Researchers say there is growing evidence of brain damage, including premature ageing, memory problems and reduced intellect.
A New Zealand study this week pointed to reduced IQ in long-term cannabis users and a recent University of WA study suggests heavy drinking affects memory, not just of recent events but prospective or "future memory".
Royal Perth Hospital and UWA professor of emergency medicine Daniel Fatovich said brain scans of Perth amphetamine users, mostly aged in their 20s, had shown one in five had a lesion.
"Brain lesions are a part of normal ageing so if you're in your 80s, more than 90 per cent of people have the lesions, if you're in your 60s about 20 per cent of people have them, and if you're about 30 only 0.5 per cent will have them," he said.
"But in our study it was 17 per cent, which is obviously much higher than you would expect in that young age group.
"You see photos of people who've aged terribly after using amphetamines for a few years but we're forming the view that not only is it ageing you on the outside, it's ageing you on the inside."
Professor Fatovich said amphetamines appeared to affect the generation of new brain cells, either by stopping or impairing growth.
The brain's hippocampus, responsible for memory, was shown in studies to be smaller in amphetamine users.

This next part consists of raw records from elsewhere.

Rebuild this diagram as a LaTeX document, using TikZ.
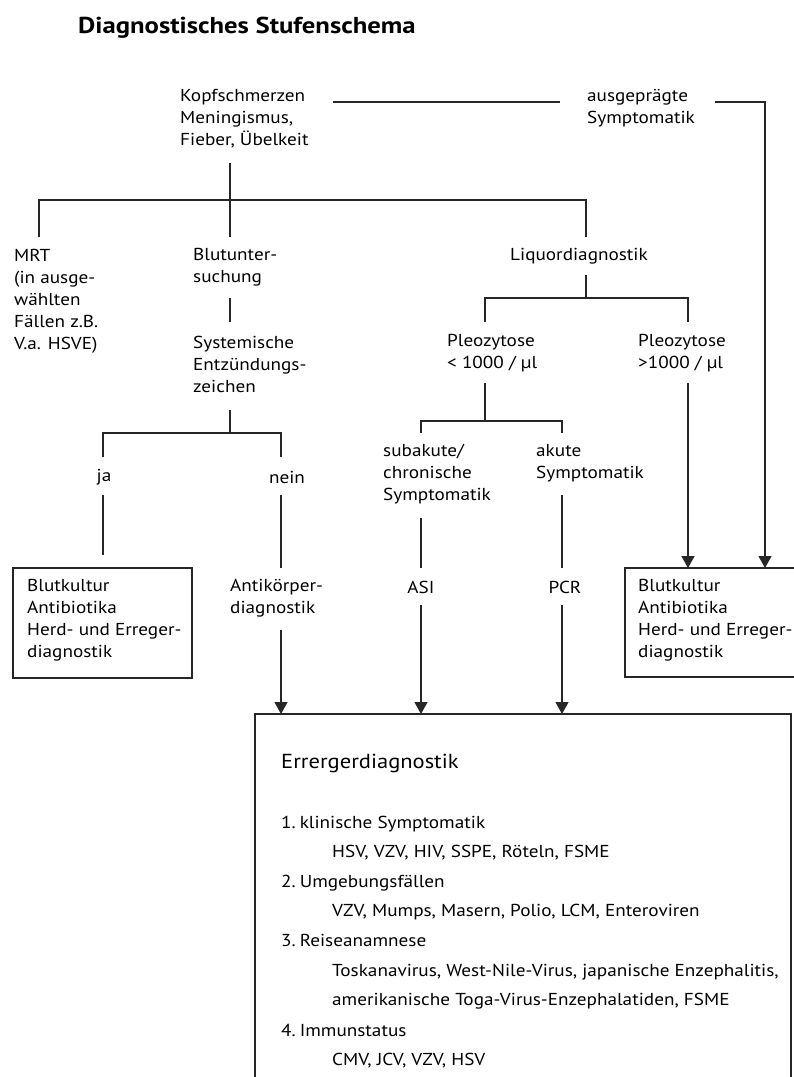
\documentclass[tikz,border=0pt]{standalone}
\usepackage{fontspec}
\setmainfont{PT Sans}[FakeStretch=1.11]
\newfontfamily\titlefont{PT Sans}[FakeStretch=1.16]
\usetikzlibrary{arrows.meta}
\begin{document}
\begin{tikzpicture}[x=1pt,y=-1pt,
  txt/.style={inner sep=0pt, anchor=west, align=left, font=\fontsize{17.3}{22}\selectfont},
  ctxt/.style={txt, anchor=center, align=center},
  ltxt/.style={inner sep=0pt, anchor=base west, font=\fontsize{17.3}{22}\selectfont},
  conn/.style={line width=1.2pt, draw=black!85},
  arr/.style={conn, -{Triangle[width=13pt,length=12pt]}},
  boxed/.style={line width=1.2pt, draw=black!85}]
\useasboundingbox (0,0) rectangle (794,1077);
\fill[white] (0,0) rectangle (794,1077);

\node[inner sep=0pt, anchor=base west, font=\titlefont\fontsize{23}{26}\selectfont\bfseries] (title) at (78,33) {Diagnostisches Stufenschema};

% boxes
\draw[boxed] (13,568) rectangle (192,678);
\draw[boxed] (625,568) rectangle (805,677);
\draw[boxed] (255,714) rectangle (791,1090);
\coordinate (rbA) at (688,568);
\coordinate (rbB) at (765,568);
\coordinate (ebA) at (281,714);
\coordinate (ebB) at (421,714);
\coordinate (ebC) at (562,714);

% text nodes
\node[txt] (kopf) at (180,119) {Kopfschmerzen\\Meningismus,\\Fieber, Übelkeit};
\node[txt] (ausg) at (587,108) {ausgeprägte\\Symptomatik};
\node[txt] (mrt) at (14,301) {MRT\\(in ausge-\\wählten\\Fällen z.B.\\V.a. HSVE)};
\node[txt] (blut) at (193,267) {Blutunter-\\suchung};
\node[txt] (liq) at (510,256) {Liquordiagnostik};
\node[txt] (sys) at (193,364) {Systemische\\Entzündungs-\\zeichen};
\node[txt] (pleoL) at (447,353) {Pleozytose\\< 1000 / µl};
\node[txt] (pleoR) at (638,353) {Pleozytose\\>1000 / µl};
\node[ctxt] (ja) at (104,477) {ja};
\node[ctxt] (nein) at (287,477) {nein};
\node[txt] (sub) at (383,474) {subakute/\\chronische\\Symptomatik};
\node[txt] (akut) at (536,463) {akute\\Symptomatik};
\node[txt] (bkL) at (27,620) {Blutkultur\\Antibiotika\\Herd- und Erreger-\\diagnostik};
\node[txt] (anti) at (230,598) {Antikörper-\\diagnostik};
\node[ctxt] (asi) at (421,587) {ASI};
\node[ctxt] (pcr) at (565,587) {PCR};
\node[txt] (bkR) at (638,620) {Blutkultur\\Antibiotika\\Herd- und Erreger-\\diagnostik};

\node[inner sep=0pt, anchor=base west, font=\fontsize{20.3}{24}\selectfont] (eh) at (281,768) {Errergerdiagnostik};
\node[ltxt] (i1) at (281,828) {1.\hspace{4pt}klinische Symptomatik};
\node[ltxt] (s1) at (332,857) {HSV, VZV, HIV, SSPE, Röteln, FSME};
\node[ltxt] (i2) at (281,887) {2.\hspace{4pt}Umgebungsfällen};
\node[ltxt] (s2) at (332,916) {VZV, Mumps, Masern, Polio, LCM, Enteroviren};
\node[ltxt] (i3) at (281,946) {3.\hspace{4pt}Reiseanamnese};
\node[ltxt] (s3a) at (332,976) {Toskanavirus, West-Nile-Virus, japanische Enzephalitis,};
\node[ltxt] (s3b) at (332,1005) {amerikanische Toga-Virus-Enzephalatiden, FSME};
\node[ltxt] (i4) at (281,1036) {4.\hspace{4pt}Immunstatus};
\node[ltxt] (s4) at (332,1065) {CMV, JCV, VZV, HSV};

% coordinates for connectors
\coordinate (k1) at (333,102);
\coordinate (k2) at (560,102);
\coordinate (a1) at (715,102);
\coordinate (a2) at (765,102);
\coordinate (kd) at (230,163);
\coordinate (bar1L) at (39,200);
\coordinate (bar1R) at (586,200);
\coordinate (mrtT) at (39,237);
\coordinate (blutT) at (230,237);
\coordinate (liqT) at (586,237);
\coordinate (blutB) at (230,298);
\coordinate (sysT) at (230,322);
\coordinate (sysB) at (230,410);
\coordinate (bar2M) at (230,433);
\coordinate (bar2L) at (103,433);
\coordinate (bar2R) at (281,433);
\coordinate (jaT) at (103,457);
\coordinate (neinT) at (281,457);
\coordinate (jaB) at (103,495);
\coordinate (jaE) at (103,555);
\coordinate (neinB) at (281,495);
\coordinate (antiT) at (281,568);
\coordinate (antiB) at (281,630);
\coordinate (liqB) at (586,275);
\coordinate (bar3M) at (586,298);
\coordinate (bar3L) at (485,298);
\coordinate (bar3R) at (688,298);
\coordinate (pLT) at (485,322);
\coordinate (pRT) at (688,322);
\coordinate (pLB) at (485,383);
\coordinate (pRB) at (688,383);
\coordinate (bar4M) at (485,421);
\coordinate (bar4L) at (421,421);
\coordinate (bar4R) at (562,421);
\coordinate (subT) at (421,433);
\coordinate (akT) at (562,433);
\coordinate (subB) at (421,518);
\coordinate (asiT) at (421,568);
\coordinate (akB) at (562,495);
\coordinate (pcrT) at (562,568);
\coordinate (asiB) at (421,605);
\coordinate (pcrB) at (562,605);

% connectors
\draw[conn] (k1) -- (k2);
\draw[arr] (a1) -- (a2) -- (rbB);
\draw[conn] (kd) -- (blutT);
\draw[conn] (mrtT) -- (bar1L) -- (bar1R) -- (liqT);
\draw[conn] (blutB) -- (sysT);
\draw[conn] (sysB) -- (bar2M);
\draw[conn] (jaT) -- (bar2L) -- (bar2R) -- (neinT);
\draw[conn] (jaB) -- (jaE);
\draw[conn] (neinB) -- (antiT);
\draw[arr] (antiB) -- (ebA);
\draw[conn] (liqB) -- (bar3M);
\draw[conn] (pLT) -- (bar3L) -- (bar3R) -- (pRT);
\draw[arr] (pRB) -- (rbA);
\draw[conn] (pLB) -- (bar4M);
\draw[conn] (subT) -- (bar4L) -- (bar4R) -- (akT);
\draw[conn] (subB) -- (asiT);
\draw[conn] (akB) -- (pcrT);
\draw[arr] (asiB) -- (ebB);
\draw[arr] (pcrB) -- (ebC);
\end{tikzpicture}
\end{document}
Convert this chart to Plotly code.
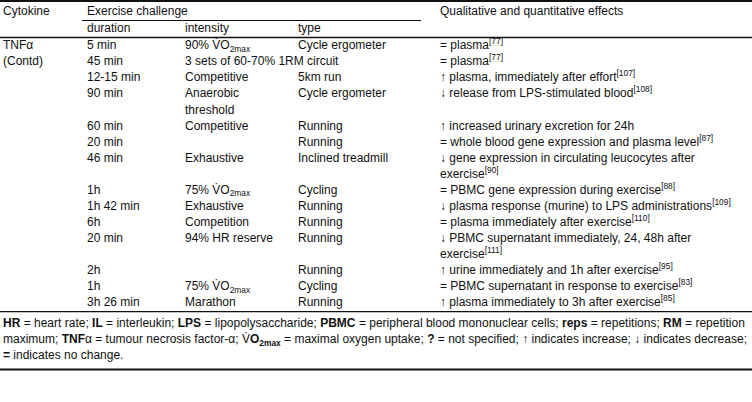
import plotly.graph_objects as go

W, H = 752, 402

# ---------------- data ----------------
header_top = ["Cytokine", "Exercise challenge", "Qualitative and quantitative effects"]
header_sub = ["duration", "intensity", "type"]
cytokine_labels = ["TNFα", "(Contd)"]

durations = ["5 min", "45 min", "12-15 min", "90 min", "60 min", "20 min", "46 min",
             "1h", "1h 42 min", "6h", "20 min", "2h", "1h", "3h 26 min"]

VO2 = "V\u0307O<sub>2max</sub>"
intensities = ["90% " + VO2, "3 sets of 60-70% 1RM circuit", "Competitive",
               "Anaerobic<br>threshold", "Competitive", "", "Exhaustive",
               "75% " + VO2, "Exhaustive", "Competition", "94% HR reserve", "",
               "75% " + VO2, "Marathon"]

types = ["Cycle ergometer", "", "5km run", "Cycle ergometer", "Running", "Running",
         "Inclined treadmill", "Cycling", "Running", "Running", "Running", "Running",
         "Cycling", "Running"]

effects = ["= plasma<sup>[77]</sup>",
           "= plasma<sup>[77]</sup>",
           "↑ plasma, immediately after effort<sup>[107]</sup>",
           "↓ release from LPS-stimulated blood<sup>[108]</sup>",
           "↑ increased urinary excretion for 24h",
           "= whole blood gene expression and plasma level<sup>[87]</sup>",
           "↓ gene expression in circulating leucocytes after<br>exercise<sup>[90]</sup>",
           "= PBMC gene expression during exercise<sup>[88]</sup>",
           "↓ plasma response (murine) to LPS administrations<sup>[109]</sup>",
           "= plasma immediately after exercise<sup>[110]</sup>",
           "↓ PBMC supernatant immediately, 24, 48h after<br>exercise<sup>[111]</sup>",
           "↑ urine immediately and 1h after exercise<sup>[95]</sup>",
           "= PBMC supernatant in response to exercise<sup>[83]</sup>",
           "↑ plasma immediately to 3h after exercise<sup>[85]</sup>"]

footnotes = [
    "<b>HR</b> = heart rate; <b>IL</b> = interleukin; <b>LPS</b> = lipopolysaccharide; "
    "<b>PBMC</b> = peripheral blood mononuclear cells; <b>reps</b> = repetitions; <b>RM</b> = repetition",
    "maximum; <b>TNF</b>α = tumour necrosis factor-α; V\u0307<b>O<sub>2max</sub></b> = maximal oxygen uptake; "
    "<b>?</b> = not specified; ↑ indicates increase; ↓ indicates decrease;",
    "<b>=</b> indicates no change.",
]

# ---------------- layout constants ----------------
FONT = "Liberation Sans, Arial, sans-serif"
FS = 12
COLOR = "#111111"
X_CYT, X_DUR, X_INT, X_TYPE, X_EFF = 3, 87, 185, 298, 440
Y_H1, Y_H2 = 12, 29
ROW0, PITCH = 46.3, 16.05
FOOT0, FOOT_PITCH = 324, 16

cols = {"dur": durations, "int": intensities, "type": types, "eff": effects}
col_x = {"dur": X_DUR, "int": X_INT, "type": X_TYPE, "eff": X_EFF}

pts = {k: ([], [], []) for k in list(cols) + ["cyt", "head", "foot"]}

line = 0
for i in range(len(durations)):
    nlines = max(len(cols[k][i].split("<br>")) for k in cols)
    for k in cols:
        for j, part in enumerate(cols[k][i].split("<br>")):
            if part:
                pts[k][0].append(col_x[k])
                pts[k][1].append(ROW0 + PITCH * (line + j))
                pts[k][2].append(part)
    line += nlines
rule_y = ROW0 + PITCH * (line - 1) + 8.5

for j, c in enumerate(cytokine_labels):
    pts["cyt"][0].append(X_CYT)
    pts["cyt"][1].append(ROW0 + PITCH * j)
    pts["cyt"][2].append(c)

for x, t in zip([X_CYT, X_DUR, X_EFF], header_top):
    pts["head"][0].append(x); pts["head"][1].append(Y_H1); pts["head"][2].append(t)
for x, t in zip([X_DUR, X_INT, X_TYPE], header_sub):
    pts["head"][0].append(x); pts["head"][1].append(Y_H2); pts["head"][2].append(t)

for j, t in enumerate(footnotes):
    pts["foot"][0].append(X_CYT)
    pts["foot"][1].append(FOOT0 + FOOT_PITCH * j)
    pts["foot"][2].append(t)

fig = go.Figure()
for k, (xs, ys, ts) in pts.items():
    fig.add_trace(go.Scatter(
        x=xs, y=ys, text=ts, mode="text", textposition="middle right",
        textfont=dict(family=FONT, size=FS, color=COLOR),
        hoverinfo="skip", showlegend=False, cliponaxis=False))

bottom_y = FOOT0 + FOOT_PITCH * (len(footnotes) - 1) + 13.5
shapes = [
    dict(type="line", x0=0, x1=W, y0=1, y1=1, line=dict(color="#111", width=2)),
    dict(type="line", x0=82, x1=421, y0=20.5, y1=20.5, line=dict(color="#111", width=1)),
    dict(type="line", x0=0, x1=W, y0=37.5, y1=37.5, line=dict(color="#111", width=1.6)),
    dict(type="line", x0=0, x1=W, y0=rule_y, y1=rule_y, line=dict(color="#111", width=1.1)),
    dict(type="line", x0=0, x1=W, y0=bottom_y, y1=bottom_y, line=dict(color="#111", width=2)),
]

fig.update_layout(
    width=W, height=H, margin=dict(l=0, r=0, t=0, b=0),
    paper_bgcolor="white", plot_bgcolor="white",
    xaxis=dict(range=[0, W], visible=False, fixedrange=True),
    yaxis=dict(range=[H, 0], visible=False, fixedrange=True),
    shapes=shapes,
)

fig.write_html("out.html", config={"displayModeBar": False},
               post_script="document.body.style.margin='0px';")
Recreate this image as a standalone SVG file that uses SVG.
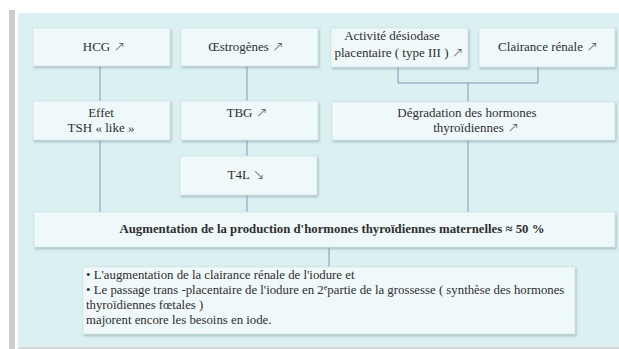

Heavy alcohol use appeared to have the same effect.
Alcohol and cannabis also impaired "pruning" which occurred in adolescence as millions of the brain's pathways were pared down to make it more efficient.
"It's an evolving issue but the analogy I give is that most people have an elderly grandparent and they're living and walking and talking, but for many of them they're not quite as sharp as they used to be," Professor Fatovich said.
"But maybe for people using these substances you're pushing that forward to a much younger age."
Professor Steve Allsop, of the National Drug Research Institute, said brain research was in its early stages but it suggested drug use had potential long-term effects.
"It impairs your performance now and the evidence is telling us there may be brain changes which affect you for life," he said.
Some effects were subtle - "like getting a C+ instead of a B+".